● **Required task**
No images are to be carried over; print all other material exactly as it stands.

● **Recorded information**

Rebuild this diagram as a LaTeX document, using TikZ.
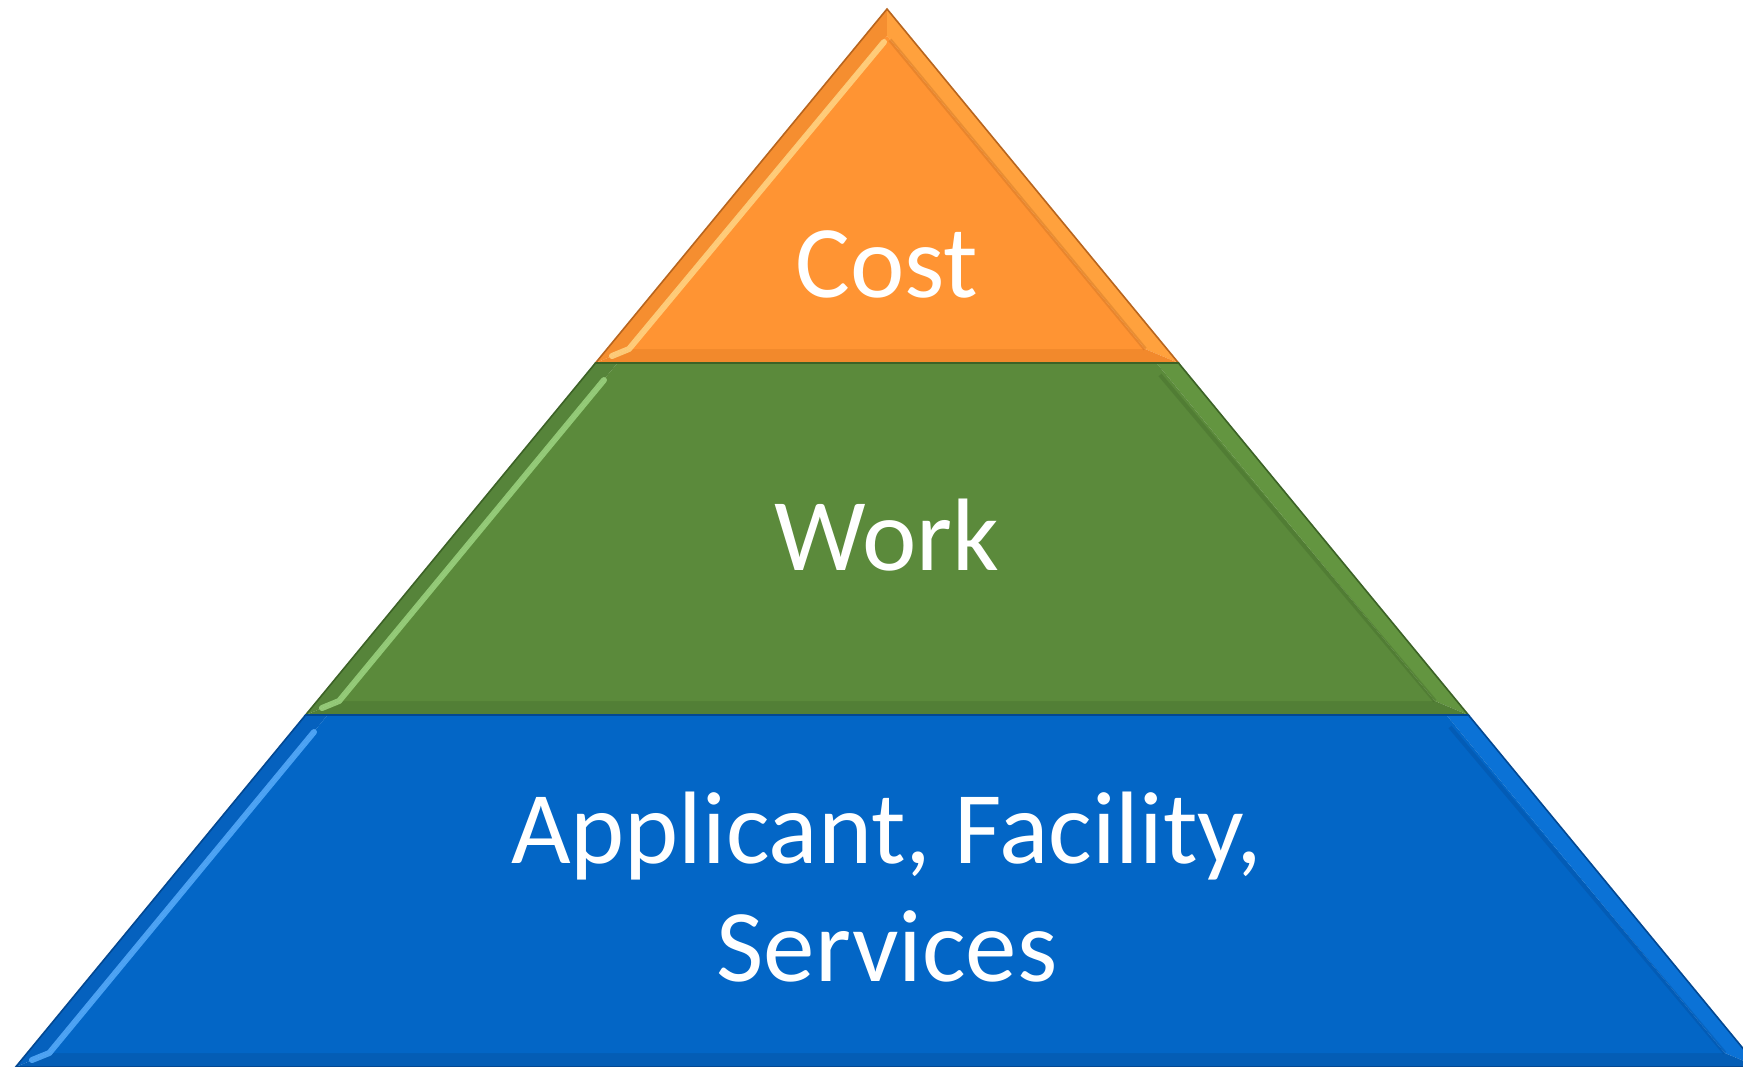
\documentclass[tikz,border=0pt]{standalone}
\usepackage{fontspec}
\setmainfont{Carlito}
\definecolor{oBase}{HTML}{FF9433}
\definecolor{oLeft}{HTML}{F58E30}
\definecolor{oRight}{HTML}{FFA13D}
\definecolor{oBot}{HTML}{F2892C}
\definecolor{oHi}{HTML}{FFD98A}
\definecolor{oLine}{HTML}{B8651E}
\definecolor{gBase}{HTML}{5B8A3B}
\definecolor{gLeft}{HTML}{56843A}
\definecolor{gRight}{HTML}{639540}
\definecolor{gBot}{HTML}{527F36}
\definecolor{gHi}{HTML}{A2DA86}
\definecolor{gLine}{HTML}{3C6226}
\definecolor{bBase}{HTML}{0366C6}
\definecolor{bLeft}{HTML}{0561BE}
\definecolor{bRight}{HTML}{0B72D6}
\definecolor{bBot}{HTML}{045DB5}
\definecolor{bHi}{HTML}{5EB2FF}
\definecolor{bLine}{HTML}{034892}
\tikzset{
  label/.style={text=white, font=\fontsize{103}{118}\selectfont, inner sep=0pt, align=center},
  hilite/.style={line width=6pt, line cap=round, line join=round, opacity=0.8},
  shade line/.style={line width=4pt, opacity=0.3},
  outline/.style={line width=1.6pt, line join=miter}
}
\begin{document}
\begin{tikzpicture}[x=1pt,y=-1pt]
\useasboundingbox (0,0) rectangle (1743,1067);
\clip (0,0) rectangle (1743,1067);
% ---------- Cost layer ----------
\fill[oLeft]  (887,9) -- (595.5,363) -- (629,349) -- (887,36) -- cycle;
\fill[oRight] (887,9) -- (1178.5,363) -- (1145,349) -- (887,36) -- cycle;
\fill[oBot]   (595.5,363) -- (1178.5,363) -- (1145,349) -- (629,349) -- cycle;
\fill[oBase]  (887,36) -- (1145,349) -- (629,349) -- cycle;
\draw[oHi, hilite] (884,42) -- (629,349) -- (612,356);
\draw[oLine, shade line] (890,40) -- (1145,349);
\draw[oLine, outline] (887,9) -- (595.5,363) -- (1178.5,363) -- cycle;
% ---------- Work layer ----------
\fill[gLeft]  (595.5,363) -- (305.6,715) -- (339.1,701) -- (617.5,363) -- cycle;
\fill[gRight] (1178.5,363) -- (1468.4,715) -- (1434.9,701) -- (1156.5,363) -- cycle;
\fill[gBot]   (305.6,715) -- (1468.4,715) -- (1434.9,701) -- (339.1,701) -- cycle;
\fill[gBase]  (617.5,363) -- (1156.5,363) -- (1434.9,701) -- (339.1,701) -- cycle;
\draw[gHi, hilite] (604,380) -- (339.1,701) -- (322,708);
\draw[gLine, shade line] (1160,375) -- (1434.9,701);
\draw[gLine, outline] (595.5,363) -- (1178.5,363) -- (1468.4,715) -- (305.6,715) -- cycle;
% ---------- Applicant layer ----------
\fill[bLeft]  (305.6,715) -- (15.7,1067) -- (49.3,1053) -- (327.6,715) -- cycle;
\fill[bRight] (1468.4,715) -- (1758.3,1067) -- (1724.7,1053) -- (1446.4,715) -- cycle;
\fill[bBot]   (15.7,1067) -- (1758.3,1067) -- (1724.7,1053) -- (49.3,1053) -- cycle;
\fill[bBase]  (327.6,715) -- (1446.4,715) -- (1724.7,1053) -- (49.3,1053) -- cycle;
\draw[bHi, hilite] (314,732) -- (49.3,1053) -- (32,1060);
\draw[bLine, shade line] (1450,727) -- (1724.7,1053);
\draw[bLine, outline] (305.6,715) -- (1468.4,715) -- (1758.3,1067) -- (15.7,1067) -- cycle;
% ---------- labels ----------
\node[label, anchor=base] (cost) at (887,298) {Cost};
\node[label, anchor=base] (work) at (887,570) {Work};
\node[label, anchor=base] (app) at (887,981) {Applicant, Facility,\\Services};
\end{tikzpicture}
\end{document}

● **Solution**
Rebuild this diagram as a LaTeX document, using TikZ.
\documentclass[tikz,border=0pt]{standalone}
\usepackage{fontspec}
\setmainfont{Carlito}
\definecolor{oBase}{HTML}{FF9433}
\definecolor{oLeft}{HTML}{F58E30}
\definecolor{oRight}{HTML}{FFA13D}
\definecolor{oBot}{HTML}{F2892C}
\definecolor{oHi}{HTML}{FFD98A}
\definecolor{oLine}{HTML}{B8651E}
\definecolor{gBase}{HTML}{5B8A3B}
\definecolor{gLeft}{HTML}{56843A}
\definecolor{gRight}{HTML}{639540}
\definecolor{gBot}{HTML}{527F36}
\definecolor{gHi}{HTML}{A2DA86}
\definecolor{gLine}{HTML}{3C6226}
\definecolor{bBase}{HTML}{0366C6}
\definecolor{bLeft}{HTML}{0561BE}
\definecolor{bRight}{HTML}{0B72D6}
\definecolor{bBot}{HTML}{045DB5}
\definecolor{bHi}{HTML}{5EB2FF}
\definecolor{bLine}{HTML}{034892}
\tikzset{
  label/.style={text=white, font=\fontsize{103}{118}\selectfont, inner sep=0pt, align=center},
  hilite/.style={line width=6pt, line cap=round, line join=round, opacity=0.8},
  shade line/.style={line width=4pt, opacity=0.3},
  outline/.style={line width=1.6pt, line join=miter}
}
\begin{document}
\begin{tikzpicture}[x=1pt,y=-1pt]
\useasboundingbox (0,0) rectangle (1743,1067);
\clip (0,0) rectangle (1743,1067);
% ---------- Cost layer ----------
\fill[oLeft]  (887,9) -- (595.5,363) -- (629,349) -- (887,36) -- cycle;
\fill[oRight] (887,9) -- (1178.5,363) -- (1145,349) -- (887,36) -- cycle;
\fill[oBot]   (595.5,363) -- (1178.5,363) -- (1145,349) -- (629,349) -- cycle;
\fill[oBase]  (887,36) -- (1145,349) -- (629,349) -- cycle;
\draw[oHi, hilite] (884,42) -- (629,349) -- (612,356);
\draw[oLine, shade line] (890,40) -- (1145,349);
\draw[oLine, outline] (887,9) -- (595.5,363) -- (1178.5,363) -- cycle;
% ---------- Work layer ----------
\fill[gLeft]  (595.5,363) -- (305.6,715) -- (339.1,701) -- (617.5,363) -- cycle;
\fill[gRight] (1178.5,363) -- (1468.4,715) -- (1434.9,701) -- (1156.5,363) -- cycle;
\fill[gBot]   (305.6,715) -- (1468.4,715) -- (1434.9,701) -- (339.1,701) -- cycle;
\fill[gBase]  (617.5,363) -- (1156.5,363) -- (1434.9,701) -- (339.1,701) -- cycle;
\draw[gHi, hilite] (604,380) -- (339.1,701) -- (322,708);
\draw[gLine, shade line] (1160,375) -- (1434.9,701);
\draw[gLine, outline] (595.5,363) -- (1178.5,363) -- (1468.4,715) -- (305.6,715) -- cycle;
% ---------- Applicant layer ----------
\fill[bLeft]  (305.6,715) -- (15.7,1067) -- (49.3,1053) -- (327.6,715) -- cycle;
\fill[bRight] (1468.4,715) -- (1758.3,1067) -- (1724.7,1053) -- (1446.4,715) -- cycle;
\fill[bBot]   (15.7,1067) -- (1758.3,1067) -- (1724.7,1053) -- (49.3,1053) -- cycle;
\fill[bBase]  (327.6,715) -- (1446.4,715) -- (1724.7,1053) -- (49.3,1053) -- cycle;
\draw[bHi, hilite] (314,732) -- (49.3,1053) -- (32,1060);
\draw[bLine, shade line] (1450,727) -- (1724.7,1053);
\draw[bLine, outline] (305.6,715) -- (1468.4,715) -- (1758.3,1067) -- (15.7,1067) -- cycle;
% ---------- labels ----------
\node[label, anchor=base] (cost) at (887,298) {Cost};
\node[label, anchor=base] (work) at (887,570) {Work};
\node[label, anchor=base] (app) at (887,981) {Applicant, Facility,\\Services};
\end{tikzpicture}
\end{document}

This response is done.